Impressionist: https://en.wikipedia.org/wiki/File:...of_the_Boating_Party_-_Google_Art_Project.jpg

Not Impressionist: https://en.wikipedia.org/wiki/File:Khnopff-verlorene-stad.jpg

*Edit* - I originally had this instead of Khnopff standing for Symbolism, which wasn't quite right: https://en.wikipedia.org/wiki/File:..._a_yellow_Background_-_Google_Art_Project.jpg


----------



## violadude (May 2, 2011)

When you think about it, all music is inspired by nature, actually.


----------



## Woodduck (Mar 17, 2014)

Harold in Columbia said:


> Correctly.
> 
> Impressionist: https://en.wikipedia.org/wiki/File:...of_the_Boating_Party_-_Google_Art_Project.jpg
> 
> Not Impressionist: https://en.wikipedia.org/wiki/File:..._a_yellow_Background_-_Google_Art_Project.jpg


I asked how you defined impressionism _in music._ We're talking about music, not painting. It was a good question. If you don't want to answer it, don't make a mockery of it by posting irrelevancies. Just be honest and say you don't want to answer.


----------



## Xaltotun (Sep 3, 2010)

Sibelius symphonies 3-7: Nature - check. Cosmos - check. Mystical - check.


----------



## Harold in Columbia (Jan 10, 2016)

Woodduck said:


> I asked how you defined impressionism _in music._ We're talking about music, not painting.


In the first of my posts to which you replied, I already said Impressionism in music - if there is such a thing - is not Debussy, and is maybe to some extent Bizet, Lalo, and/or Grieg.


----------



## Becca (Feb 5, 2015)

Harold in Columbia said:


> In the first of my posts to which you replied, I already said Impressionism in music - if there is such a thing - is not Debussy, and is maybe to some extent Bizet, Lalo, and/or Grieg.


Woodduck asked you to define impressionism and you gave examples. Examples can support a definition but they are not a definition.


----------



## Harold in Columbia (Jan 10, 2016)

Woodduck didn't complain that I replied with examples, he complained that the examples were paintings.


----------



## Xaltotun (Sep 3, 2010)

Harold in Columbia said:


> In the first of my posts to which you replied, I already said Impressionism in music - if there is such a thing - is not Debussy, and is maybe to some extent Bizet, Lalo, and/or Grieg.


I like how you seem to connect Impressionism with Realism - because that's where it grew up from, in painting that is.
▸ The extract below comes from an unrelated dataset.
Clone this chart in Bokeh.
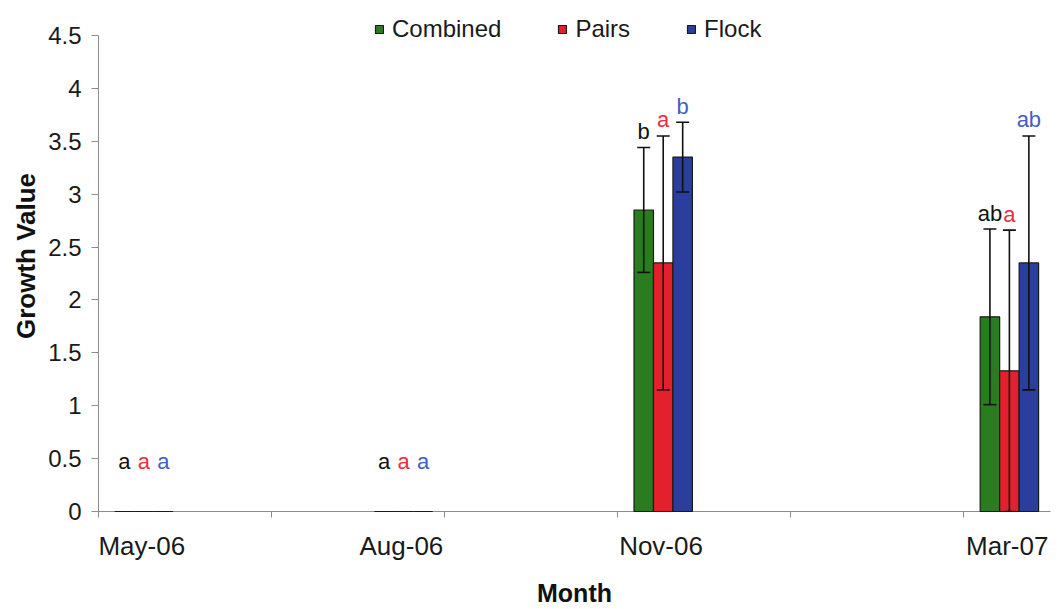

In many ways, Impressionism can be seen a more philosophical and less socially aware form of Realism. But if we distance Impressionism from Symbolism - and we should - we can also see that there is a middle ground (again, in painting; this is all an analogue), namely Pointillism and related post-Impressionist movements. Thus, perhaps a particularly "Realist-Impressionist" piece by Debussy (_La Mer?_) could be seen as occupying that middle ground, a "Pointillist" corner of music where we are looking at reality, but that reality not only bends (like in Impressionism) but also breaks to its core components (like in Pointillism) that suggest a hidden layer of reality behind experience (like Symbolism).


----------



## Becca (Feb 5, 2015)

> Quote Originally Posted by Woodduck
> I asked how you defined impressionism in music. We're talking about music, not painting.


And I am reiterating his question, how do you define impressionism in music? Why do you say that Bizet etc., are and Debussy is not?


----------



## Harold in Columbia (Jan 10, 2016)

Xaltotun said:


> But if we distance Impressionism from Symbolism - and we should - we can also see that there is a middle ground (again, in painting; this is all an analogue), namely Pointillism and related post-Impressionist movements. Thus, perhaps a particularly "Realist-Impressionist" piece by Debussy (_La Mer?_) could be seen as occupying that middle ground, a "Pointillist" corner of music where we are looking at reality, but that reality not only bends (like in Impressionism) but also breaks to its core components (like in Pointillism) that suggest a hidden layer of reality behind experience (like Symbolism).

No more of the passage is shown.